Fall is finally here and I have got the perfect Fall inspired breakfast to get you going in the morning!
When you bake these Pumpkin Pie Nutella Muffins your whole house will smell like warm, fresh baked pumpkin pie! What a better way to start your day, right?
Makes 12 muffins
- 2 cups all-purpose flour
- 1 teaspoon baking soda
- 1 teaspoon baking powder
- 1/2 teaspoon salt
- 1 cup canned pumpkin
- 1/2 cup granulated sugar
- 1/2 cup packed brown sugar
- 1 large egg
- 2 tablespoons vegetable oil
- 2 tablespoons milk
- 1 teaspoon vanilla extract
- 1 teaspoon pumpkin pie spice
- 1/2 cup (approx.) Nutella
- Preheat oven to 350°F. Line muffin pan with liners.
- In a medium bowl, whisk flour, baking soda, baking powder and salt until well combined. Set aside.
- In large bowl, whisk together pumpkin, sugar, brown sugar.
- Beat in egg, vegetable oil, milk, pumpkin pie spice, and vanilla extract.
- Slowly whisk in the flour mixture, until there are no lumps.
- Add a dollop (about 1 tsp or so) of Nutella onto the bottom of each muffin liner and spread to cover the bottom.
- Using a ice cream scoop or large spoon fill muffin tins to the top with pumpkin batter.

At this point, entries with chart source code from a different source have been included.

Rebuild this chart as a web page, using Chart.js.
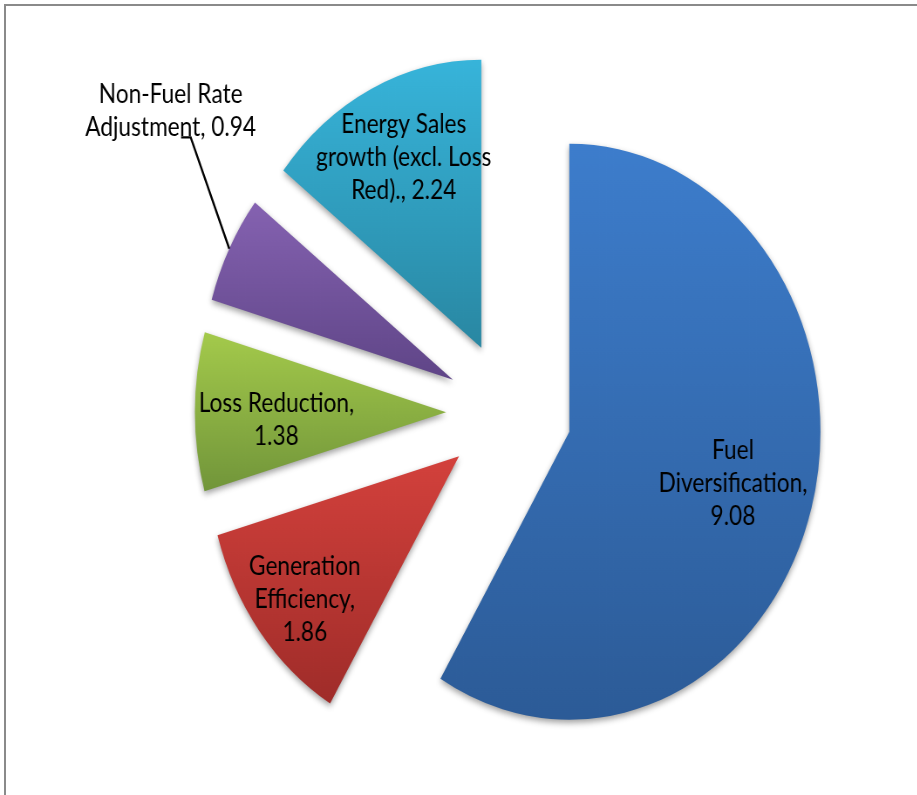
<!DOCTYPE html>
<html>
<head>
<meta charset="utf-8">
<script src="https://cdn.jsdelivr.net/npm/chart.js@4.4.0/dist/chart.umd.min.js"></script>
<style>
  html, body { margin: 0; padding: 0; background: #fff; overflow: hidden; }
  #frame {
    position: absolute; left: 4px; top: 4px; width: 960px; height: 830px;
    border-top: 2px solid #8a8a8a; border-left: 2px solid #8a8a8a;
  }
  /* the source picture is squeezed horizontally, so squeeze the canvas the same way */
  #wrap {
    position: absolute; left: 0; top: 0; width: 1052px; height: 795px;
    transform: scaleX(0.872); transform-origin: 0 0;
  }
  canvas { display: block; }
</style>
</head>
<body>
<div id="frame"></div>
<div id="wrap"><canvas id="chart" width="1052" height="795"></canvas></div>
<script>
const categories = [
  "Fuel Diversification",
  "Generation Efficiency",
  "Loss Reduction",
  "Non-Fuel Rate Adjustment",
  "Energy Sales growth (excl. Loss Red).",
];
const values = [9.08, 1.86, 1.38, 0.94, 2.24];

// Excel 2007 style gradients, top -> bottom of each slice
const topColors = ["#3d7dcc", "#d3413c", "#a4ca4b", "#8562b1", "#37b4da"];
const bottomColors = ["#2c5b97", "#9f2c29", "#71953a", "#5f4587", "#2987a2"];

const EXPLODE = 72;
const FONT = "26px Lato";
const LINE_HEIGHT = 33;

// label placement: distance (fraction of radius), turn from mid angle (deg), wrap width
const labelPlace = [
  { k: 0.676, turn: 0, width: 185 },
  { k: 0.79, turn: -1.5, width: 145 },
  { k: 0.676, turn: -2.5, width: 200 },
  { k: 1.46, turn: 12.6, width: 210, leader: true },
  { k: 0.73, turn: 1, width: 210 },
];

function wrapText(ctx, text, maxWidth) {
  const words = text.split(" ");
  const lines = [];
  let line = "";
  words.forEach((w) => {
    const test = line ? line + " " + w : w;
    if (line && ctx.measureText(test).width > maxWidth) {
      lines.push(line);
      line = w;
    } else {
      line = test;
    }
  });
  if (line) lines.push(line);
  return lines;
}

const explodePlugin = {
  id: "explode",
  afterDatasetsUpdate(chart) {
    const ctx = chart.ctx;
    chart.getDatasetMeta(0).data.forEach((arc, i) => {
      const mid = (arc.startAngle + arc.endAngle) / 2;
      arc.x += Math.cos(mid) * EXPLODE;
      arc.y += Math.sin(mid) * EXPLODE;

      // vertical extent of this slice for its gradient
      let top = arc.y;
      let bottom = arc.y;
      for (let t = 0; t <= 64; t++) {
        const a = arc.startAngle + ((arc.endAngle - arc.startAngle) * t) / 64;
        const y = arc.y + Math.sin(a) * arc.outerRadius;
        top = Math.min(top, y);
        bottom = Math.max(bottom, y);
      }
      const grad = ctx.createLinearGradient(0, top, 0, bottom);
      grad.addColorStop(0, topColors[i]);
      grad.addColorStop(1, bottomColors[i]);
      arc.options = Object.assign({}, arc.options, { backgroundColor: grad });
    });
  },
  beforeDatasetsDraw(chart) {
    const ctx = chart.ctx;
    ctx.save();
    ctx.shadowColor = "rgba(0, 0, 0, 0.38)";
    ctx.shadowBlur = 6;
    ctx.shadowOffsetY = 3;
  },
  afterDatasetsDraw(chart) {
    const ctx = chart.ctx;
    ctx.restore();

    ctx.save();
    ctx.font = FONT;
    ctx.fillStyle = "#000";
    ctx.textAlign = "center";
    ctx.textBaseline = "middle";
    chart.getDatasetMeta(0).data.forEach((arc, i) => {
      const place = labelPlace[i];
      const mid = (arc.startAngle + arc.endAngle) / 2;
      const ang = mid + (place.turn * Math.PI) / 180;
      const lx = arc.x + Math.cos(ang) * arc.outerRadius * place.k;
      const ly = arc.y + Math.sin(ang) * arc.outerRadius * place.k;

      const text = categories[i] + ", " + values[i].toFixed(2);
      const lines = wrapText(ctx, text, place.width);
      lines.forEach((line, j) => {
        ctx.fillText(line, lx, ly + (j - (lines.length - 1) / 2) * LINE_HEIGHT);
      });

      if (place.leader) {
        const ex = arc.x + Math.cos(mid) * arc.outerRadius;
        const ey = arc.y + Math.sin(mid) * arc.outerRadius;
        ctx.beginPath();
        ctx.strokeStyle = "#000";
        ctx.lineWidth = 2.4;
        ctx.moveTo(lx + 12, ly + 26);
        ctx.lineTo(lx + 23, ly + 26);
        ctx.lineTo(ex, ey);
        ctx.stroke();
      }
    });
    ctx.restore();
  },
};

new Chart(document.getElementById("chart"), {
  type: "pie",
  data: {
    labels: categories,
    datasets: [
      {
        data: values,
        backgroundColor: topColors,
        borderWidth: 0,
        radius: 288,
      },
    ],
  },
  options: {
    responsive: false,
    animation: false,
    events: [],
    layout: { padding: { left: 115, top: 30 } },
    plugins: {
      legend: { display: false },
      tooltip: { enabled: false },
    },
  },
  plugins: [explodePlugin],
});
</script>
</body>
</html>
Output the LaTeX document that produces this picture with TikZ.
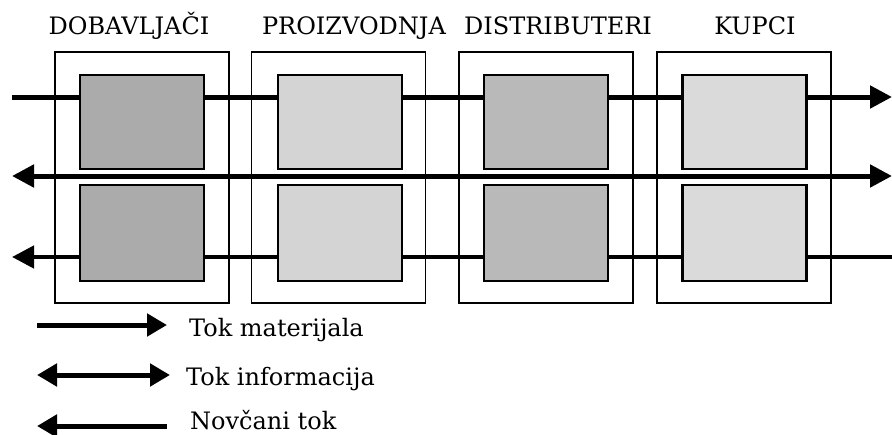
\documentclass[tikz,border=0pt]{standalone}
\usepackage{fontspec}
\setmainfont{DejaVu Serif}
\usepackage{tikz}
\usetikzlibrary{positioning,arrows.meta}

\definecolor{sivaA}{HTML}{ABABAB}
\definecolor{sivaB}{HTML}{D4D4D4}
\definecolor{sivaC}{HTML}{B9B9B9}
\definecolor{sivaD}{HTML}{DADADA}

\tikzset{
    okvir/.style={draw, rectangle, line width=1.6pt, minimum width=174pt, minimum height=251pt, inner sep=0pt},
    kutija/.style={draw, rectangle, line width=2.6pt, minimum width=124pt, inner sep=0pt},
    tok/.style={line width=5pt},
    vrh/.style={-{Triangle[length=22pt,width=22pt]}},
    naslov/.style={font=\fontsize{24}{26}\selectfont, inner sep=0pt, anchor=base},
    opis/.style={font=\fontsize{24}{26}\selectfont, inner sep=0pt, anchor=base west}
}

\begin{document}
\begin{tikzpicture}[x=1pt, y=-1pt]
                    \useasboundingbox (0,0) rectangle (892,434);
                    \node[naslov] (hDob) at (129,34) {DOBAVLJAČI};
                    \node[naslov] (hPro) at (354,34) {PROIZVODNJA};
                    \node[naslov] (hDis) at (558,34) {DISTRIBUTERI};
                    \node[naslov] (hKup) at (755,34) {KUPCI};
                    \node[okvir] (fDob) at (142,177.5) {};
                    \node[okvir] (fPro) at (338.5,177.5) {};
                    \node[okvir] (fDis) at (546,177.5) {};
                    \node[okvir] (fKup) at (744,177.5) {};
                    \coordinate (matL) at (12,97);
                    \coordinate (matR) at (892,97);
                    \coordinate (infL) at (12,176);
                    \coordinate (infR) at (892,176);
                    \coordinate (novL) at (12,257);
                    \coordinate (novR) at (892,257);
                    \draw[tok, vrh] (matL) -- (matR);
                    \draw[tok, {Triangle[length=22pt,width=22pt]}-{Triangle[length=22pt,width=22pt]}] (infL) -- (infR);
                    \draw[tok, line width=4.5pt, {Triangle[length=22pt,width=22pt]}-] (novL) -- (novR);
                    \node[kutija, fill=sivaA, minimum height=94pt] (gDob) at (142,122) {};
                    \node[kutija, fill=sivaB, minimum height=94pt] (gPro) at (340,122) {};
                    \node[kutija, fill=sivaC, minimum height=94pt] (gDis) at (546,122) {};
                    \node[kutija, fill=sivaD, minimum height=94pt] (gKup) at (744.5,122) {};
                    \node[kutija, fill=sivaA, minimum height=96pt] (dDob) at (142,233) {};
                    \node[kutija, fill=sivaB, minimum height=96pt] (dPro) at (340,233) {};
                    \node[kutija, fill=sivaC, minimum height=96pt] (dDis) at (546,233) {};
                    \node[kutija, fill=sivaD, minimum height=96pt] (dKup) at (744.5,233) {};
                    \coordinate (l1a) at (37,325);
                    \coordinate (l1b) at (167,325);
                    \coordinate (l2a) at (37,375);
                    \coordinate (l2b) at (170,375);
                    \coordinate (l3a) at (37,426);
                    \coordinate (l3b) at (167,426);
                    \draw[tok, -{Triangle[length=20pt,width=22pt]}] (l1a) -- (l1b);
                    \draw[tok, {Triangle[length=20pt,width=22pt]}-{Triangle[length=20pt,width=22pt]}] (l2a) -- (l2b);
                    \draw[tok, {Triangle[length=20pt,width=22pt]}-] (l3a) -- (l3b);
                    \node[opis] (tMat) at (189,336) {Tok materijala};
                    \node[opis] (tInf) at (186,385) {Tok informacija};
                    \node[opis] (tNov) at (190,429) {Novčani tok};
                \end{tikzpicture}
\end{document}
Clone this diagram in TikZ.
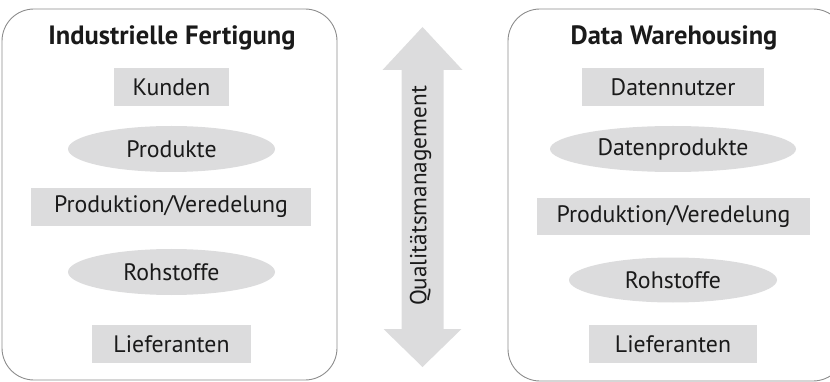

- Top each muffin with about 1 tsp of Nutella and use a toothpick to swirl it into the top of the batter.
- Bake muffins for 15-18 minutes, or until a toothpick inserted in the center comes out clean.
*Recipe note: the Nutella on the bottom of the muffin bakes and stays separated from the bottom of the muffin so it's a sweet treat at the bottom! If you would prefer it be mixed in, use a toothpick to swirl the Nutella on the bottom with the pumpkin batter.
Adapted from http://www.thenovicechefblog.com/
Add another dollop of Nutella to the top of each pumpkin filled muffin liner and swirl with a toothpick.